Novas, F.E., Pol, D., Canale, J.I., Porfiri, J.D. and Calvo, J.O. (2008) A bizarre Cretaceous theropod dinosaur from Patagonia and the evolution of Gondwanan dromaeosaurids. Proc. R. Soc. B doi:10.1098/rspb.2008.1554

Abstract: Fossils of a predatory dinosaur provide novel information about the evolution of  unenlagiines, a poorly known group of dromaeosaurid theropods from Gondwana. The new dinosaur is the largest dromaeosaurid yet discovered in the Southern Hemisphere and depicts bizarre cranial and postcranial features.
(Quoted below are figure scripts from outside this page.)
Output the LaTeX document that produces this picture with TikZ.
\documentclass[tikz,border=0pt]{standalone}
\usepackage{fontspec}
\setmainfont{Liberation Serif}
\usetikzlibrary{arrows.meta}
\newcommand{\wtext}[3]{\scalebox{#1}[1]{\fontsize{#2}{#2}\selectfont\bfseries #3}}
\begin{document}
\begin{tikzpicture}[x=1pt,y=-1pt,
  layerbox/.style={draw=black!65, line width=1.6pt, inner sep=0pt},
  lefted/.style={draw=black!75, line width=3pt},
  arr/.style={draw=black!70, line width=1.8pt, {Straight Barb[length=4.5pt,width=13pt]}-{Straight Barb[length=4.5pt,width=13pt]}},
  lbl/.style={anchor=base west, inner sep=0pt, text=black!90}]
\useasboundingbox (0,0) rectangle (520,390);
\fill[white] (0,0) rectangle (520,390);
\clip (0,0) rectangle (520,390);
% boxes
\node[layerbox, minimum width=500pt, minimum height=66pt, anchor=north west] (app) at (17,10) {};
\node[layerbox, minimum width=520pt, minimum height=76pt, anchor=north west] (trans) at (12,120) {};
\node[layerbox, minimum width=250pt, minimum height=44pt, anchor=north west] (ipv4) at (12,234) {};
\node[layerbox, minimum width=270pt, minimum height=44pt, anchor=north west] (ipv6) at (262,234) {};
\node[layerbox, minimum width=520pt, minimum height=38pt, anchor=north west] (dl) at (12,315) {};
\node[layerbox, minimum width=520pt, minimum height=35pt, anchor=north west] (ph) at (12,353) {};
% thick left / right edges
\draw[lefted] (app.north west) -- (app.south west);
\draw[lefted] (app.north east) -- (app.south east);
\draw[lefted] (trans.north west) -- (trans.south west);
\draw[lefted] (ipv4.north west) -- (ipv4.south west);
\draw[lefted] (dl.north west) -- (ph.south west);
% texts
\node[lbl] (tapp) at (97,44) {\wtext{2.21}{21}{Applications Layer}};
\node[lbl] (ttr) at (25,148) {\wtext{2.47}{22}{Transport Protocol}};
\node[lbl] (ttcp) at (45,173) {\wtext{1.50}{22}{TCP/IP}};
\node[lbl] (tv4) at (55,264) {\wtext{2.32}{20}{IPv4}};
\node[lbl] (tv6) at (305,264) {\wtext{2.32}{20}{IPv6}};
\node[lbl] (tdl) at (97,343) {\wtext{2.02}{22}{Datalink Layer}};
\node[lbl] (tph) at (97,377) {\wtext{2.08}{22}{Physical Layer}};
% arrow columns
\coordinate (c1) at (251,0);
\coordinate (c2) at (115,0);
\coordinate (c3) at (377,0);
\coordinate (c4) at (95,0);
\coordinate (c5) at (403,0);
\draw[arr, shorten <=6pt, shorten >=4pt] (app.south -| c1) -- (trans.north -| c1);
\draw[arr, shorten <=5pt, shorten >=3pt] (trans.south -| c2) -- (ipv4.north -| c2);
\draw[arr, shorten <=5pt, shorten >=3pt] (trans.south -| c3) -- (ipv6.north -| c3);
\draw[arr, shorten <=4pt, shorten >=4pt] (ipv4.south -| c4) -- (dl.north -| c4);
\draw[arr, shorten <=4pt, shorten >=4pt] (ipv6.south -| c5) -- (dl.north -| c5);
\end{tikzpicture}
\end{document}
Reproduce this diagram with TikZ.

Its long and low snout bears numerous, small-sized conical teeth, a condition resembling spinosaurid theropods. Its short forearms depart from the characteristically long-armed condition of all dromaeosaurids and their close avian relatives. The new discovery amplifies the range of morphological disparity among  unenlagiines, demonstrating that by the end of the Cretaceous this clade included large, short-armed forms alongside crow-sized, long-armed, possibly flying representatives. The new dinosaur is the youngest record of dromaeosaurids from Gondwana and represents a previously unrecognized lineage of large predators in Late Cretaceous dinosaur faunas mainly dominated by abelisaurid theropods.